Input records:
⟨

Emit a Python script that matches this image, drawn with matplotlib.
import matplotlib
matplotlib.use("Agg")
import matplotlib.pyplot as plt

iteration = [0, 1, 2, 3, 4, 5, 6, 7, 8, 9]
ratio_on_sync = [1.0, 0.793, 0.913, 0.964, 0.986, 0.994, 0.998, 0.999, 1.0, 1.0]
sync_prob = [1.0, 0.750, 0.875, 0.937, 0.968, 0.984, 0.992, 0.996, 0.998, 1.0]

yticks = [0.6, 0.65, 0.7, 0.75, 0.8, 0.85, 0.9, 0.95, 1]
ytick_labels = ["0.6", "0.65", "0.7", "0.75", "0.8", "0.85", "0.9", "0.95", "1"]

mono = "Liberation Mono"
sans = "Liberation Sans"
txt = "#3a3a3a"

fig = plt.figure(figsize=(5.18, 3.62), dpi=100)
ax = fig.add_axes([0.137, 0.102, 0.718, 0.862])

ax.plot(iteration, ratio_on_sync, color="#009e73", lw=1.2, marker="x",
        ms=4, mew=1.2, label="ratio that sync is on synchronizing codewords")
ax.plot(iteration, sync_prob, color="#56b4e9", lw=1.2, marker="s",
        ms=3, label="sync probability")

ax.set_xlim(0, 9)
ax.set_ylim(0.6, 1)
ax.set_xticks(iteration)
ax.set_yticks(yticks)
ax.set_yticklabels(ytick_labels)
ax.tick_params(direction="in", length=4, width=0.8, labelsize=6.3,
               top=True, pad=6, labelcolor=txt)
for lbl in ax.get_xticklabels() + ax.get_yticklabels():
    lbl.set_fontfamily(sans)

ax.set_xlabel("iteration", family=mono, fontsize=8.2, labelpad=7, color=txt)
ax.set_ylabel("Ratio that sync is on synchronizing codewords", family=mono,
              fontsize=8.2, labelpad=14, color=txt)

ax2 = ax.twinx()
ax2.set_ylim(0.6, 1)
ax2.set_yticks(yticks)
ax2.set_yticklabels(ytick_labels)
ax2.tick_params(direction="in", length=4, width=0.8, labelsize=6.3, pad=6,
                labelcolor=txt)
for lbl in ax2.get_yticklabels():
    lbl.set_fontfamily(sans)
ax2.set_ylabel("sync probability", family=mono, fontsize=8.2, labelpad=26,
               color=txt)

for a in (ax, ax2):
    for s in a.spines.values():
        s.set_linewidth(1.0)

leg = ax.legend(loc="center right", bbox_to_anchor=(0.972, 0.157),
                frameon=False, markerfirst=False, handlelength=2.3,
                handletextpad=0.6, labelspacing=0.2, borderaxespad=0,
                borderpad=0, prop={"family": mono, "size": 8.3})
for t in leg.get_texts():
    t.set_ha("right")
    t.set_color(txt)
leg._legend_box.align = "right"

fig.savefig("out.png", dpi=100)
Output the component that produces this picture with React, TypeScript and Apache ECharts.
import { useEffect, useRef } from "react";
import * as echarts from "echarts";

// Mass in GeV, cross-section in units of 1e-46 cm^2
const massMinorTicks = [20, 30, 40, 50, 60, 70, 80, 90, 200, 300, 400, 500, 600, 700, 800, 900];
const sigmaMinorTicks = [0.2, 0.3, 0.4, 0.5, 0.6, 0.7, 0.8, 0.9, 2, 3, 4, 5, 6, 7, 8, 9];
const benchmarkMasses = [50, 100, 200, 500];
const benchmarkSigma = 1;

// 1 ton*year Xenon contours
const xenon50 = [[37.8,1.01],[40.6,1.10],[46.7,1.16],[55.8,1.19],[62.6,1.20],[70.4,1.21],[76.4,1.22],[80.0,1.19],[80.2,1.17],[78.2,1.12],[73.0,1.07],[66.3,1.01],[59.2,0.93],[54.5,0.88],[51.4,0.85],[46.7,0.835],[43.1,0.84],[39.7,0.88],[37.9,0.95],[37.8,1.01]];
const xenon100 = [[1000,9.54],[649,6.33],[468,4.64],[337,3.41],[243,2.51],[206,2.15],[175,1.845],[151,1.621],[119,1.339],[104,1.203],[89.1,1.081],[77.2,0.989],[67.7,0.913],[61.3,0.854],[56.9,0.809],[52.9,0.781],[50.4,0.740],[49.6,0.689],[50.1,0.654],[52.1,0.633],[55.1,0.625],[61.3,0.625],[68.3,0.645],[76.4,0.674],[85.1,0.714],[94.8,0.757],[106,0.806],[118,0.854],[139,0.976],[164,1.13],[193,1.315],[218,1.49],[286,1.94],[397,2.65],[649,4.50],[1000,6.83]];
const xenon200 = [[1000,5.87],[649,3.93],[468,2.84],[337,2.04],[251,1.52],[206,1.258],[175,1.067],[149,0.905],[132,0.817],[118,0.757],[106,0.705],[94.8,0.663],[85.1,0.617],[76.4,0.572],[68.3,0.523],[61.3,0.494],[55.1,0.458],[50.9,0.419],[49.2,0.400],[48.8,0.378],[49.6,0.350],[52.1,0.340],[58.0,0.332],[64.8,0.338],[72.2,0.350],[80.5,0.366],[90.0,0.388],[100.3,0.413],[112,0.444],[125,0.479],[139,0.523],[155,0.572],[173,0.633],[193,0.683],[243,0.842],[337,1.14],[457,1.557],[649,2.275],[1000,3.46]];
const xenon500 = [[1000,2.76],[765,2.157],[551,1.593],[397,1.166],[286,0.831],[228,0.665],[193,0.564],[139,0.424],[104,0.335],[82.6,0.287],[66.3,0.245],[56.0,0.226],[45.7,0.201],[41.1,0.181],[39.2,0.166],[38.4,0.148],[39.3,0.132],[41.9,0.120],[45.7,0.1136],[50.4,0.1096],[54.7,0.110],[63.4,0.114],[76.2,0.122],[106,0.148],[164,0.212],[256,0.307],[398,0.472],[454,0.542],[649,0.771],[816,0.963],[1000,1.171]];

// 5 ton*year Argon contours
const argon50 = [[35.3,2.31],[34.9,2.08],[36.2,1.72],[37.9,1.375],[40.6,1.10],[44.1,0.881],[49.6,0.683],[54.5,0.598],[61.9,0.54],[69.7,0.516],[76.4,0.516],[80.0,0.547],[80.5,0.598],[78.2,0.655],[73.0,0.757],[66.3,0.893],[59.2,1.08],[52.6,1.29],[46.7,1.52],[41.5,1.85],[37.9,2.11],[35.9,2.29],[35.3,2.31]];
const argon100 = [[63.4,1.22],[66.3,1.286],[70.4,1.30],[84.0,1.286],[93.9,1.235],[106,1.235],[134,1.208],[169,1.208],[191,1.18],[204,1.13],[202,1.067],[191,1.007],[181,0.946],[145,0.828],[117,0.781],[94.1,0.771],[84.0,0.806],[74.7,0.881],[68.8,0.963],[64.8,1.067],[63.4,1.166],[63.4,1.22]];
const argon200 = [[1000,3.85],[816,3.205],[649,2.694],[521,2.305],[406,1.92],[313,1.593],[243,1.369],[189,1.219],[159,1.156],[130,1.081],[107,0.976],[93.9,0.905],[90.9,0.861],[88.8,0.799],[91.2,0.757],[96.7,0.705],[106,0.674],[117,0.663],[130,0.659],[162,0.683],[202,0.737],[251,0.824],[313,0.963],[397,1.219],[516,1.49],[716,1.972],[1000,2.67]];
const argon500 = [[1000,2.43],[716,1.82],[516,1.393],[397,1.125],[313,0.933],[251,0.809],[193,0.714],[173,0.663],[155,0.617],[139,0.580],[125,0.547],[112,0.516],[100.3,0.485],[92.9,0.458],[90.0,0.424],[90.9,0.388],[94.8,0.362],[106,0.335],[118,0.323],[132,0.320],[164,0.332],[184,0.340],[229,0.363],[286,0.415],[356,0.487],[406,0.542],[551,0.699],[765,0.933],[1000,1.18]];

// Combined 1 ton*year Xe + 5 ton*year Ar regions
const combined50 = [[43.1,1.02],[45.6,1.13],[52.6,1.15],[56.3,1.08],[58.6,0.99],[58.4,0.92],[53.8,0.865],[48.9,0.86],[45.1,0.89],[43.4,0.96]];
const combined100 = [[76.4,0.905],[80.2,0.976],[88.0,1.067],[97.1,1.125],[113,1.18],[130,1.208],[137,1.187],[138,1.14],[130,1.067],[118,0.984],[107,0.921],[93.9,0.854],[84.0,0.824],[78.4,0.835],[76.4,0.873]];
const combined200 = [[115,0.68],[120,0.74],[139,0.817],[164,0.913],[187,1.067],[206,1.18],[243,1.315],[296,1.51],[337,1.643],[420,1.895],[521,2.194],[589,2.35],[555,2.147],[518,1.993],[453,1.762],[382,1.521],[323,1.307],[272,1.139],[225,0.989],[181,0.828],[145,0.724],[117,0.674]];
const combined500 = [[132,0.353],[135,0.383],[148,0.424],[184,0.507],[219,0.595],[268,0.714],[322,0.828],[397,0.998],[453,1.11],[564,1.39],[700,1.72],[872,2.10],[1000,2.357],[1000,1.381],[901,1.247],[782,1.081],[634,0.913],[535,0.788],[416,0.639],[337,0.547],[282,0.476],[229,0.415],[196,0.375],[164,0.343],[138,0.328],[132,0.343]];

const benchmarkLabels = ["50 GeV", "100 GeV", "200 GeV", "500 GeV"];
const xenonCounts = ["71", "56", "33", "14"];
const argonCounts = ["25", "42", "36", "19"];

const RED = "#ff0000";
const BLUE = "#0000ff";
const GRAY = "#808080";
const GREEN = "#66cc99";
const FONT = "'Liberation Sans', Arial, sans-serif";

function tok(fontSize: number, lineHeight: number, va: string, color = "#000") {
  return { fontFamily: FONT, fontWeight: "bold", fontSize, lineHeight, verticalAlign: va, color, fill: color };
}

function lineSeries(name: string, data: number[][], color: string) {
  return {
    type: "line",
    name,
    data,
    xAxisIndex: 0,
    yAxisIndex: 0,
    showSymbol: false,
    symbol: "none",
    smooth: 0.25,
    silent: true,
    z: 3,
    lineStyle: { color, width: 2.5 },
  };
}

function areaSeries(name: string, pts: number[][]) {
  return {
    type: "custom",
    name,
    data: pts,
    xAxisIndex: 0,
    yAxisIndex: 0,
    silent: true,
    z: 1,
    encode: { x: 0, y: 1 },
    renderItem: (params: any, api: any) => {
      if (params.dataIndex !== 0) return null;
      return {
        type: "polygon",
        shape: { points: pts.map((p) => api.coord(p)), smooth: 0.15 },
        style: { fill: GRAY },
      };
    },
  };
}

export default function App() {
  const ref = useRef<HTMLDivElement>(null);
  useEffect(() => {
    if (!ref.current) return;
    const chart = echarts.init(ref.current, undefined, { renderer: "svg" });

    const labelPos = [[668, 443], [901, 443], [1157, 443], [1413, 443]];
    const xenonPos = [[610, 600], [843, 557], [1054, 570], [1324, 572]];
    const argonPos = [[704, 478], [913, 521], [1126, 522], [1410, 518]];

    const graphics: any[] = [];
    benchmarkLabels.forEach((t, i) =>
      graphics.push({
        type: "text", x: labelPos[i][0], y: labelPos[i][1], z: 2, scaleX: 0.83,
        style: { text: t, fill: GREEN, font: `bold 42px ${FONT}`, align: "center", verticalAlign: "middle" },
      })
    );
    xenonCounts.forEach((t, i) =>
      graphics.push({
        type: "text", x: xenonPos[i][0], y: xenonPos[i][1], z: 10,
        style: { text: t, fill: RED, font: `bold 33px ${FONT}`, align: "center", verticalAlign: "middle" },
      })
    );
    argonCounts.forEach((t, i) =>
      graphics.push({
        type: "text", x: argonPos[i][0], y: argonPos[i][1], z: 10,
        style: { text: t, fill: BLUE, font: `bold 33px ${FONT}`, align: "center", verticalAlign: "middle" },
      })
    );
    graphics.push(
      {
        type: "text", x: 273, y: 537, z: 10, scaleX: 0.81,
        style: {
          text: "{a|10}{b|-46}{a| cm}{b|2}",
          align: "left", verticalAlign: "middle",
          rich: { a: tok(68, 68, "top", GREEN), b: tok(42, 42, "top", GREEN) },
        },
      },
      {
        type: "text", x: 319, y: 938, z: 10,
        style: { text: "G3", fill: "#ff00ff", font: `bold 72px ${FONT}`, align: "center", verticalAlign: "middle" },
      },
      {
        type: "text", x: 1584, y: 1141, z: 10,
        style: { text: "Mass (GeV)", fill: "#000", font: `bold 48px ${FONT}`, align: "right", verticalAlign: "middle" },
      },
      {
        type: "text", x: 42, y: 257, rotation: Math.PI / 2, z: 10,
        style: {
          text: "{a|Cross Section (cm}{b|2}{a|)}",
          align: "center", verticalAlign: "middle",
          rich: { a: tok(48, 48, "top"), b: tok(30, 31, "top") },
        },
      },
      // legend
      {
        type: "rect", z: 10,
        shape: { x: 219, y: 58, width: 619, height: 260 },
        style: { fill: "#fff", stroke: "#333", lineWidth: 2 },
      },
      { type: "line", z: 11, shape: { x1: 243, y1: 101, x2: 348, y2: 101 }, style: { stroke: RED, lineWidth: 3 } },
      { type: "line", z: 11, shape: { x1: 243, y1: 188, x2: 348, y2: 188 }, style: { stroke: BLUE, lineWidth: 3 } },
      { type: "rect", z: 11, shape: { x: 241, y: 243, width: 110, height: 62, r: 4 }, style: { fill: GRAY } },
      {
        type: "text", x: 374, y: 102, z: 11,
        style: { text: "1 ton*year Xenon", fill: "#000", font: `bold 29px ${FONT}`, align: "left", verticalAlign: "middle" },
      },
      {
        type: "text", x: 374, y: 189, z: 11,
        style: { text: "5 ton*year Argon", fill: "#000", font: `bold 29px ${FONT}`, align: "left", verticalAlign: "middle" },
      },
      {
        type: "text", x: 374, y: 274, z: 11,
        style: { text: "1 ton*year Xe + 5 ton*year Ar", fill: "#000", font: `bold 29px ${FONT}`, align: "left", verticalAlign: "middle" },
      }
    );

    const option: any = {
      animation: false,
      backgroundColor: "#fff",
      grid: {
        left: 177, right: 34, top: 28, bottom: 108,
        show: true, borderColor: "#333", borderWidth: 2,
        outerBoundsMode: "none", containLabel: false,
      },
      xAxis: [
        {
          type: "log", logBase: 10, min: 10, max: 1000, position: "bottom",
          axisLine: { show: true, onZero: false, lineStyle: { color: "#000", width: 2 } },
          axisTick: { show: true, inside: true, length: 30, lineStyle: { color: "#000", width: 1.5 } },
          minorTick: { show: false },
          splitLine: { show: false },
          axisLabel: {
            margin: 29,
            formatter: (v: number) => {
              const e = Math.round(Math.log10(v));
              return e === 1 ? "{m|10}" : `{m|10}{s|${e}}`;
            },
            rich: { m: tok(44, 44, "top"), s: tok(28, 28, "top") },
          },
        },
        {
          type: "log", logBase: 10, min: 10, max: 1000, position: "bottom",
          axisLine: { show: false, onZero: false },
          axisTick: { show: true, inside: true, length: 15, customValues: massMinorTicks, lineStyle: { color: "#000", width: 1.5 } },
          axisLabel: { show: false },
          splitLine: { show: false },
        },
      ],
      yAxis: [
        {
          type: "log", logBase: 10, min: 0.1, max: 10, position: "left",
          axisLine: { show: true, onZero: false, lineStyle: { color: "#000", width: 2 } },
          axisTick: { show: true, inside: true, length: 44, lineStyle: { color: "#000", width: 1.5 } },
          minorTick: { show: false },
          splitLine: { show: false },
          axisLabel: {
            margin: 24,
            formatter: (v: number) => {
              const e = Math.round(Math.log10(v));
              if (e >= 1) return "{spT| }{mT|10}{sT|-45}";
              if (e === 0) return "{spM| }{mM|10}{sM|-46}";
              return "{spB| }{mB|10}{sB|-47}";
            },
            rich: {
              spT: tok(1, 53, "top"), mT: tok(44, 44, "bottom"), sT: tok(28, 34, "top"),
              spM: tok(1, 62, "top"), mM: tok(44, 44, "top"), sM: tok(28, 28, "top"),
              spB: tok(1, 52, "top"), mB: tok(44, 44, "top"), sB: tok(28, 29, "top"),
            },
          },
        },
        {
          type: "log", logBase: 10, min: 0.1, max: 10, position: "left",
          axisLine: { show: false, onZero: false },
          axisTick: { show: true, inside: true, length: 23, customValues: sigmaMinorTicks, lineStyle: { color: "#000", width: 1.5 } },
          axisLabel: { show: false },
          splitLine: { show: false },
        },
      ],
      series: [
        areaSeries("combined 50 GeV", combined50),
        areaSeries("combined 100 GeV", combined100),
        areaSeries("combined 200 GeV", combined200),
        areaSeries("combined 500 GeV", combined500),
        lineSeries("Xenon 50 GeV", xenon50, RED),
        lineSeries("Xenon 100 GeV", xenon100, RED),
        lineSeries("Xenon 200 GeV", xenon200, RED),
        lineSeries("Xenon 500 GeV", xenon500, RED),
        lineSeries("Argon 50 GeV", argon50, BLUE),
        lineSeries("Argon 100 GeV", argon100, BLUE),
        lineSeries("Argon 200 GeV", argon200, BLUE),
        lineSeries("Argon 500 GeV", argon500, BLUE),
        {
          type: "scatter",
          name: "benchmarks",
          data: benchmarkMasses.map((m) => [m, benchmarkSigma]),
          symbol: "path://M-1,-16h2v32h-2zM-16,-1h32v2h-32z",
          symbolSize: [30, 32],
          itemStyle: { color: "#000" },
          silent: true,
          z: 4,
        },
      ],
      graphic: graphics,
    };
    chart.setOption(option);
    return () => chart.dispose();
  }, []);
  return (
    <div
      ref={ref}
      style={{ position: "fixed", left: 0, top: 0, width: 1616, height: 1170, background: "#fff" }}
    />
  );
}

⟩

Task details: Set down the lines above as they stand, starting with the first line and ending with the line that contains "import matplotlib.pyplot as plt".

The reply:
Emit a Python script that matches this image, drawn with matplotlib.
import matplotlib
matplotlib.use("Agg")
import matplotlib.pyplot as plt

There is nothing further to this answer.